Whenever we prepare an issue on a new topic, our writers find facts in their digging that are new to me and that add to my sense of the richness of Christian history.
Our issue on Mary, the mother of Jesus—mailing at the end of this month—has certainly been no exception. Indeed, since Protestants have typically been content to leave the study of this honored biblical figure to the Catholics and Orthodox, I was more than usually enlightened this time around.
One area that was new to me is the little matter of Mary’s supposed bodily assumption into heaven—on the analogy of certain particularly saintly Old Testament characters. I asked freelancer Sarah E. Dahl the question “What’s up with that?”
This was her reply—originally slated as a sidebar for our issue, but through the vicissitudes of the editorial process, taken out and reserved for just this occasion: the day of the “Feast of the Assumption,” August 15.
* * *
Standing before a joyful crowd packing St. Peter’s square in November 1950, Pope Pius XII declared “that the Immaculate Mother of God, the ever Virgin Mary, having completed the course of her earthly life, was assumed body and soul to heavenly glory.” By this proclamation the pope defined belief in Mary’s assumption into heaven as a dogma, or divinely revealed teaching, of the Catholic Church. However, belief that Mary “fell asleep” at the end of her life and was miraculously transported to heaven dates back to the early medieval church and has been a source of devotion for centuries in the Catholic and Orthodox traditions.
Although Scripture reveals nothing about the manner of Mary’s death, traditions surrounding her life after Christ’s resurrection soon arose in the church. References to her dormition (literally “falling asleep”) and assumption appear as early as the seventh century. In the most famous account, St. John Damascene (d. 749) passed on a story reportedly told at the Council of Chalcedon (451) that Mary had died in the presence of the Apostles, but when they opened her tomb they found it empty, “wherefrom the Apostles concluded that the body was taken up to heaven.” By the end of the eighth century, feasts celebrating Mary’s dormition included prayers referring to her assumption as well.
Mary’s bodily assumption into heaven has traditionally been celebrated as the firstfruits of Christ’s resurrection. Catholic and Orthodox believers affirm that because Mary was assumed body and soul into heaven, she experiences the resurrected glory for which all Christians hope.
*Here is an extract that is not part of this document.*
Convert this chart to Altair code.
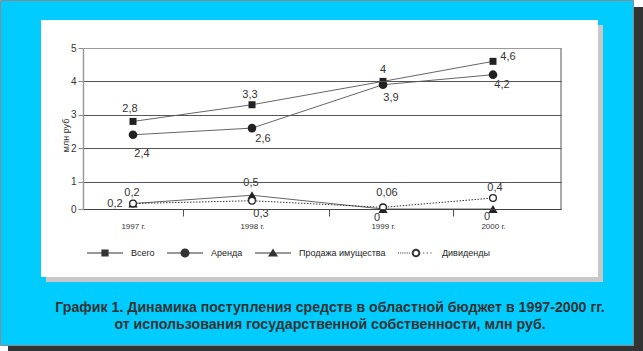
import altair as alt
import pandas as pd

# ---------------- data ----------------
years = [1997, 1998, 1999, 2000]
series_names = ["Всего", "Аренда", "Продажа имущества", "Дивиденды"]
vsego = [2.8, 3.3, 4.0, 4.6]
arenda = [2.4, 2.6, 3.9, 4.2]
prodazha = [0.2, 0.5, 0.0, 0.0]
dividendy = [0.2, 0.3, 0.06, 0.4]
y_ticks = [0, 1, 2, 3, 4, 5]
x_tick_marks = [1997.42, 1998.59, 1999.64]
y_title = "млн руб"
caption = [
    "График 1. Динамика поступления средств в областной бюджет в 1997-2000 гг.",
    "от использования государственной собственности, млн руб.",
]

values = [vsego, arenda, prodazha, dividendy]
rows = []
for s, vals in zip(series_names, values):
    for yr, v in zip(years, vals):
        rows.append({"series": s, "year": yr, "value": v,
                     "label": f"{v:g}".replace(".", ",")})
df = pd.DataFrame(rows)

# ---------------- layout / style ----------------
W, H = 478, 161
FONT = "Liberation Sans"
INK = "#222222"

xscale = alt.Scale(domain=[1996.58, 1997, 1998, 1999, 2000, 2000.62],
                   range=[0, 50, 169, 300, 410, W], nice=False, zero=False)
yscale = alt.Scale(domain=[0, 1, 5], range=[H, 133.5, 0], nice=False, zero=False)

is_year = "indexof([1997,1998,1999,2000], datum.value) >= 0"
xaxis = alt.Axis(
    values=years + x_tick_marks, title=None, grid=False,
    domainColor="#444", domainWidth=1,
    tickSize=7, tickColor="#555",
    tickOpacity={"condition": {"test": is_year, "value": 0}, "value": 1},
    labelExpr=f"{is_year} ? datum.value + ' г.' : ''",
    labelFontSize=8, labelFont=FONT, labelColor="#333", labelPadding=6,
    labelOverlap=False, labelFlush=False, zindex=1,
)
yaxis = alt.Axis(
    values=y_ticks, grid=True,
    gridColor={"condition": {"test": "datum.value == 5", "value": "#9a9a9a"}, "value": "#555"},
    gridWidth=1.2,
    domainColor="#9a9a9a", domainWidth=1.5,
    tickColor="#888", tickSize=5,
    labelFontSize=10, labelFont=FONT, labelColor="#333", labelPadding=2,
    title=y_title, titleFontSize=9, titleFont=FONT, titleFontWeight="normal",
    titleColor="#333", titleX=-18, titleY=87, titleAngle=270,
    titleAlign="center", titleBaseline="middle", zindex=1,
)
X = alt.X("year:Q", scale=xscale, axis=xaxis)
Y = alt.Y("value:Q", scale=yscale, axis=yaxis)

one = alt.Data(values=[{"k": 0}])


def box(x1, x2, y1, y2, **kw):
    return alt.Chart(one).mark_rect(**kw).encode(
        x=alt.value(x1), x2=alt.value(x2), y=alt.value(y1), y2=alt.value(y2))


layers = [
    box(-75, 560, -41, 303, color="#333333"),
    box(-82.5, 550.5, -47.5, 297.5, fill="#00CCFF", stroke="#8a8a8a", strokeWidth=1),
    box(-37, 520, -23, 234, color="#c8c8c8"),
    box(-42, 515, -28, 229, color="#ffffff"),
    alt.Chart(one).mark_rule(color="#555", strokeWidth=1).encode(
        x=alt.value(W), y=alt.value(0), y2=alt.value(H)),
]

line_style = {
    "Всего": dict(color="#666", strokeWidth=1),
    "Аренда": dict(color="#666", strokeWidth=1),
    "Продажа имущества": dict(color="#666", strokeWidth=1),
    "Дивиденды": dict(color="#333", strokeWidth=1, strokeDash=[1.5, 1.5]),
}
point_style = {
    "Всего": dict(shape="square", size=49, filled=True, color=INK, opacity=1),
    "Аренда": dict(shape="circle", size=75, filled=True, color=INK, opacity=1),
    "Продажа имущества": dict(shape="triangle-up", size=85, filled=True, color=INK, opacity=1),
    "Дивиденды": dict(shape="circle", size=45, filled=True, fill="white",
                      stroke=INK, strokeWidth=1.3, opacity=1),
}
for s in series_names:
    layers.append(alt.Chart(df).transform_filter(f"datum.series == '{s}'")
                  .mark_line(**line_style[s]).encode(x=X, y=Y))
for s in series_names:
    layers.append(alt.Chart(df).transform_filter(f"datum.series == '{s}'")
                  .mark_point(**point_style[s]).encode(x=X, y=Y))

# data label placement (dx, dy) per point
label_offsets = {
    "Всего": [(-3, -12), (-2, -10), (0, -11), (15, -4)],
    "Аренда": [(9, 19), (11, 11), (8, 13), (9, 10)],
    "Продажа имущества": [(-1, -11), (-1, -12), (-6, 9), (-6, 8)],
    "Дивиденды": [(-18, 0), (9, 13), (4, -14), (2, -10)],
}
for s in series_names:
    for yr, (dx, dy) in zip(years, label_offsets[s]):
        layers.append(
            alt.Chart(df)
            .transform_filter(f"datum.series == '{s}' && datum.year == {yr}")
            .mark_text(dx=dx, dy=dy, fontSize=11, font=FONT, color="#333",
                       align="center", baseline="middle")
            .encode(x=X, y=Y, text="label:N"))

# legend symbols: line with marker (unit box -1..1)
line_part = "M-1,-0.03H1V0.03H-1Z"
dots = "".join(f"M{a:.2f},-0.03h0.06v0.06h-0.06Z" for a in
               [-1.0, -0.88, -0.76, -0.64, -0.52, -0.40, 0.40, 0.60, 0.80])
legend_paths = [
    line_part + "M-0.2,-0.2H0.2V0.2H-0.2Z",
    line_part + "M-0.25,0A0.25,0.25,0,1,1,0.25,0A0.25,0.25,0,1,1,-0.25,0Z",
    line_part + "M0,-0.25L0.28,0.2L-0.28,0.2Z",
    dots + "M-0.24,0A0.24,0.24,0,1,1,0.24,0A0.24,0.24,0,1,1,-0.24,0Z"
           "M-0.13,0A0.13,0.13,0,1,0,0.13,0A0.13,0.13,0,1,0,-0.13,0Z",
]
legend = alt.Legend(
    title=None, orient="none", legendX=4, legendY=187, direction="horizontal",
    symbolSize=1296, symbolStrokeWidth=0, symbolFillColor="#333", symbolOpacity=1,
    labelFontSize=9, labelFont=FONT, labelColor=INK, labelOffset=8,
    columnPadding=12, padding=0,
)
layers.append(
    alt.Chart(df).transform_filter("false")
    .mark_point(filled=True, color="#333", opacity=1)
    .encode(x=X, y=Y,
            shape=alt.Shape("series:N",
                            scale=alt.Scale(domain=series_names, range=legend_paths),
                            legend=legend)))

# caption
for i, line in enumerate(caption):
    layers.append(
        alt.Chart(one).mark_text(fontSize=14.2, fontWeight="bold", font=FONT,
                                 color="#333", align="center", baseline="middle")
        .encode(x=alt.value(247), y=alt.value(260 + 17 * i), text=alt.value(line)))

chart = (
    alt.layer(*layers)
    .properties(width=W, height=H, padding=0, background="white")
    .configure_view(stroke=None)
)
chart.save("out.html", embed_options={"renderer": "svg", "actions": False})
Vatican II teaches that “she shines forth on earth … a sign of certain hope and comfort to the pilgrim people of God.” Her assumption serves as a promise of the work that God will do for all believers, and as a reminder that resurrected humanity will be an uncorrupted union of body and soul.
* * *
The exact origin of the Feast of the Assumption is not known, but like many Marian practices, it seems to have a very early beginning. Celebrated in Palestine before the year 500, probably in August, it was also kept by the early Egyptian monks, though in January. The 6th-century church in Gaul borrowed the feast, as it did many other things, from the Eastern monks, again celebrating it in January. In the Greek Church, some followed the monastic dating of January, others the Palestinian dating of August. Finally Emperor Maurice (d. 602) set the feast for the Greek Empire on 15 August. In the Christian West, the feast seems to have been adopted somewhat later, but was observed as one of the principal festivities of Rome by the time of Sergius I (700).